Stated goal => Find the word "seaborn" in the material below and gather every line that contains it.

[Start of Given information]

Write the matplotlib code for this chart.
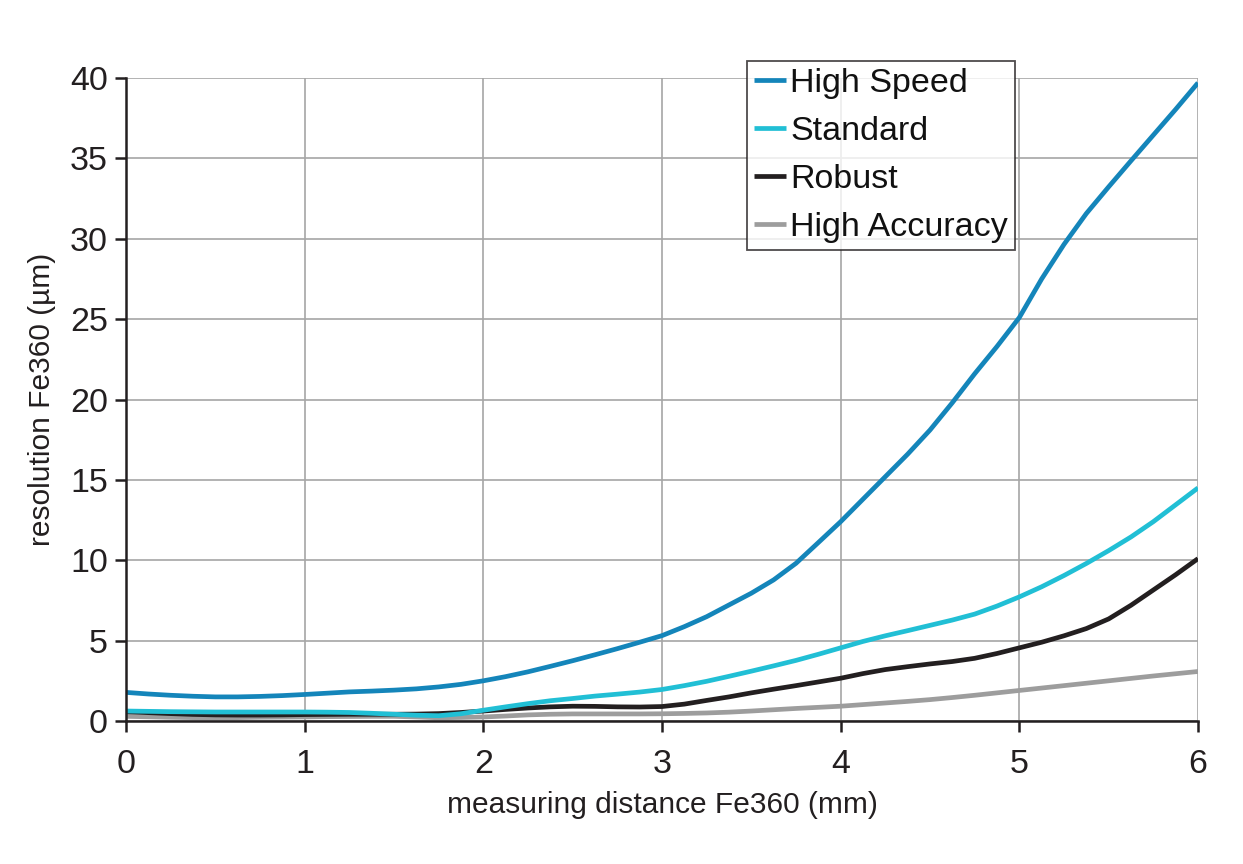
import matplotlib
matplotlib.use("Agg")
import matplotlib.pyplot as plt

plt.rcParams['font.family'] = ['Liberation Sans', 'DejaVu Sans']

distance = [0, 0.125, 0.25, 0.375, 0.5, 0.625, 0.75, 0.875,
            1, 1.125, 1.25, 1.375, 1.5, 1.625, 1.75, 1.875,
            2, 2.125, 2.25, 2.375, 2.5, 2.625, 2.75, 2.875,
            3, 3.125, 3.25, 3.375, 3.5, 3.625, 3.75, 3.875,
            4, 4.125, 4.25, 4.375, 4.5, 4.625, 4.75, 4.875,
            5, 5.125, 5.25, 5.375, 5.5, 5.625, 5.75, 5.875, 6]

high_speed = [1.78, 1.68, 1.6, 1.54, 1.5, 1.5, 1.53, 1.58,
              1.65, 1.73, 1.81, 1.86, 1.92, 2.0, 2.12, 2.28,
              2.5, 2.76, 3.06, 3.4, 3.75, 4.12, 4.5, 4.9,
              5.31, 5.87, 6.49, 7.22, 7.95, 8.78, 9.81, 11.1,
              12.4, 13.8, 15.2, 16.6, 18.1, 19.8, 21.6, 23.3,
              25.1, 27.5, 29.65, 31.57, 33.23, 34.85, 36.45, 38.05, 39.7]
standard = [0.62, 0.6, 0.58, 0.57, 0.56, 0.56, 0.56, 0.56,
            0.56, 0.55, 0.53, 0.48, 0.42, 0.36, 0.33, 0.45,
            0.67, 0.88, 1.08, 1.26, 1.4, 1.55, 1.67, 1.8,
            1.96, 2.2, 2.47, 2.78, 3.1, 3.43, 3.77, 4.15,
            4.55, 4.95, 5.3, 5.62, 5.95, 6.28, 6.65, 7.15,
            7.72, 8.35, 9.05, 9.8, 10.6, 11.45, 12.4, 13.45, 14.5]
robust = [0.58, 0.52, 0.46, 0.41, 0.38, 0.37, 0.37, 0.38,
          0.4, 0.41, 0.42, 0.42, 0.42, 0.43, 0.46, 0.53,
          0.62, 0.72, 0.81, 0.88, 0.92, 0.91, 0.88, 0.87,
          0.9, 1.05, 1.28, 1.5, 1.75, 1.98, 2.2, 2.43,
          2.66, 2.95, 3.2, 3.38, 3.55, 3.7, 3.9, 4.2,
          4.55, 4.9, 5.3, 5.75, 6.35, 7.2, 8.15, 9.1, 10.1]
high_accuracy = [0.29, 0.26, 0.23, 0.21, 0.2, 0.21, 0.23, 0.24,
                 0.25, 0.27, 0.28, 0.29, 0.29, 0.25, 0.2, 0.22,
                 0.25, 0.31, 0.38, 0.42, 0.44, 0.44, 0.44, 0.44,
                 0.45, 0.47, 0.5, 0.55, 0.62, 0.7, 0.78, 0.85,
                 0.92, 1.02, 1.12, 1.22, 1.33, 1.46, 1.6, 1.75,
                 1.9, 2.05, 2.2, 2.35, 2.5, 2.65, 2.8, 2.94, 3.08]

series_names = ["High Speed", "Standard", "Robust", "High Accuracy"]
series_values = [high_speed, standard, robust, high_accuracy]
series_colors = ["#1485BA", "#21BFD5", "#231F20", "#9D9D9D"]

xticks = [0, 1, 2, 3, 4, 5, 6]
yticks = [0, 5, 10, 15, 20, 25, 30, 35, 40]

fig = plt.figure(figsize=(12.43, 8.64), dpi=100)
ax = fig.add_axes([126/1243, 1-721/864, (1198-126)/1243, (721-78)/864])

lines = {}
for name, vals, col in reversed(list(zip(series_names, series_values, series_colors))):
    ln, = ax.plot(distance, vals, color=col, lw=3.4, label=name,
                  solid_capstyle='butt', solid_joinstyle='round')
    lines[name] = ln

ax.set_xlim(0, 6)
ax.set_ylim(0, 40)
ax.set_xticks(xticks)
ax.set_yticks(yticks)
ax.grid(True, color="#A6A6A6", lw=1.2)
ax.set_axisbelow(True)
for s in ['top', 'right']:
    ax.spines[s].set_visible(False)
for s in ['left', 'bottom']:
    ax.spines[s].set_color("#231F20")
    ax.spines[s].set_linewidth(1.8)
ax.tick_params(axis='both', direction='out', length=8, width=1.8, color="#231F20",
               labelsize=24.5, labelcolor="#231F20")
ax.tick_params(axis='x', pad=12)
ax.tick_params(axis='y', pad=5)

ax.set_xlabel("measuring distance Fe360 (mm)", fontsize=21.5, color="#231F20", labelpad=8)
ax.set_ylabel("resolution Fe360 (µm)", fontsize=21.5, color="#231F20", labelpad=10)

handles = [lines[n] for n in series_names]
leg = fig.legend(handles, series_names, loc='upper left',
                 bbox_to_anchor=(747/1243, 1-61/864), fontsize=24.5,
                 frameon=True, fancybox=False, handlelength=0.95, handletextpad=0.12,
                 borderaxespad=0, borderpad=0.2, labelspacing=0.5)
leg.get_frame().set_edgecolor("#231F20")
leg.get_frame().set_linewidth(1.3)
for t in leg.get_texts():
    t.set_color("#111111")

fig.savefig("out.png", dpi=100, facecolor="white")
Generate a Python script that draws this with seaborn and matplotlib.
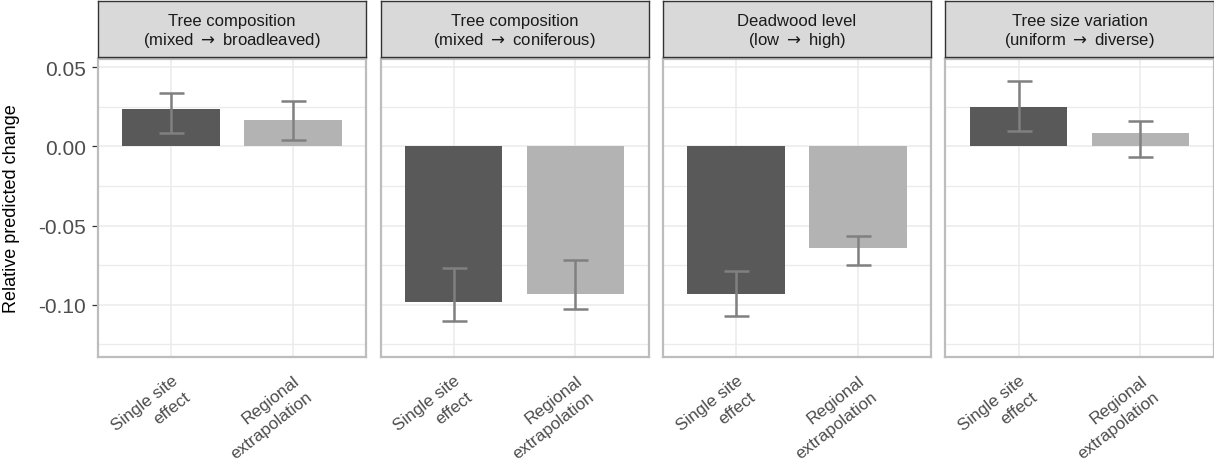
import matplotlib
matplotlib.use("Agg")
import matplotlib.pyplot as plt
import seaborn as sns
import numpy as np
import pandas as pd

# ---------------- data ----------------
facets = ["Tree composition\n(mixed $\\rightarrow$ broadleaved)",
          "Tree composition\n(mixed $\\rightarrow$ coniferous)",
          "Deadwood level\n(low $\\rightarrow$ high)",
          "Tree size variation\n(uniform $\\rightarrow$ diverse)"]
categories = ["Single site\neffect", "Regional\nextrapolation"]

single_vals = [0.0234, -0.0985, -0.0935, 0.0247]
single_lo = [0.0082, -0.1100, -0.1074, 0.0097]
single_hi = [0.0335, -0.0770, -0.0790, 0.0410]

regional_vals = [0.0165, -0.0935, -0.0643, 0.0082]
regional_lo = [0.0041, -0.1025, -0.0751, -0.0070]
regional_hi = [0.0285, -0.0717, -0.0565, 0.0163]

y_ticks = [0.05, 0.00, -0.05, -0.10]
y_ticklabels = ["0.05", "0.00", "-0.05", "-0.10"]
y_minor = [0.025, -0.025, -0.075, -0.125]

rows = []
for i, f in enumerate(facets):
    rows.append(dict(facet=f, type=categories[0], value=single_vals[i],
                     lo=single_lo[i], hi=single_hi[i]))
    rows.append(dict(facet=f, type=categories[1], value=regional_vals[i],
                     lo=regional_lo[i], hi=regional_hi[i]))
df = pd.DataFrame(rows)

# ---------------- style ----------------
sns.set_style("white")
plt.rcParams["font.family"] = ["Liberation Sans", "DejaVu Sans"]
plt.rcParams["mathtext.fontset"] = "dejavusans"

palette = {categories[0]: "#595959", categories[1]: "#b3b3b3"}
W, H = 1214, 464
fig = plt.figure(figsize=(W / 100, H / 100), dpi=100)

panel_left0 = 98
panel_w = 268
gap = 14.5
panel_top = 60
panel_bot = 358
strip_top = 2
strip_bot = 58.3

for i, f in enumerate(facets):
    left = panel_left0 + i * (panel_w + gap)
    ax = fig.add_axes([left / W, (H - panel_bot) / H, panel_w / W,
                       (panel_bot - panel_top) / H])
    sub = df[df.facet == f]
    sns.barplot(data=sub, x="type", y="value", hue="type", order=categories,
                hue_order=categories, palette=palette, width=0.8,
                saturation=1, edgecolor="none", linewidth=0, legend=False,
                errorbar=None, ax=ax, zorder=2)
    yv = sub["value"].to_numpy()
    err = np.vstack([yv - sub["lo"].to_numpy(), sub["hi"].to_numpy() - yv])
    ax.errorbar(np.arange(len(categories)), yv, yerr=err, fmt="none",
                ecolor="#808080", elinewidth=1.8, capsize=9, capthick=1.8,
                zorder=3)
    ax.set_xlim(-0.6, 1.6)
    ax.set_ylim(-0.133, 0.0552)
    ax.set_yticks(y_ticks)
    ax.set_yticks(y_minor, minor=True)
    ax.set_axisbelow(True)
    ax.grid(True, which="major", color="#ebebeb", lw=1.1, zorder=0)
    ax.grid(True, which="minor", axis="y", color="#ebebeb", lw=0.9, zorder=0)
    for s in ax.spines.values():
        s.set_visible(True)
        s.set_color("#bdbdbd")
        s.set_linewidth(1.6)
        s.set_zorder(5)
    ax.set_xlabel("")
    ax.set_ylabel("")
    ax.tick_params(axis="x", which="major", length=4.3, width=0.9,
                   color="#333333", pad=7.0)
    ax.set_xticks(range(len(categories)))
    ax.set_xticklabels(categories, rotation=38, ha="right", va="top",
                       rotation_mode="anchor", fontsize=12.3,
                       color="#4d4d4d", multialignment="right",
                       linespacing=1.45)
    if i == 0:
        ax.set_yticklabels(y_ticklabels, fontsize=15, color="#4d4d4d")
        ax.tick_params(axis="y", which="major", length=4.3, width=0.9,
                       color="#333333", pad=4.5, left=True)
        ax.tick_params(axis="y", which="minor", length=0)
    else:
        ax.tick_params(axis="y", which="both", left=False, labelleft=False)

    # strip
    sax = fig.add_axes([left / W, (H - strip_bot) / H, panel_w / W,
                        (strip_bot - strip_top) / H])
    sax.set_facecolor("#d9d9d9")
    sax.set_xticks([])
    sax.set_yticks([])
    for s in sax.spines.values():
        s.set_visible(True)
        s.set_color("#333333")
        s.set_linewidth(1.0)
    sax.text(0.5, 0.47, f, ha="center", va="center", fontsize=12,
             color="#1a1a1a", linespacing=1.15, transform=sax.transAxes)

fig.text(12 / W, (H - (panel_top + panel_bot) / 2) / H,
         "Relative predicted change", rotation=90, ha="center", va="center",
         fontsize=13, color="#000000")

fig.savefig("out.png", dpi=100)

[End of Given information]

Correct result =>
Generate a Python script that draws this with seaborn and matplotlib.
import seaborn as sns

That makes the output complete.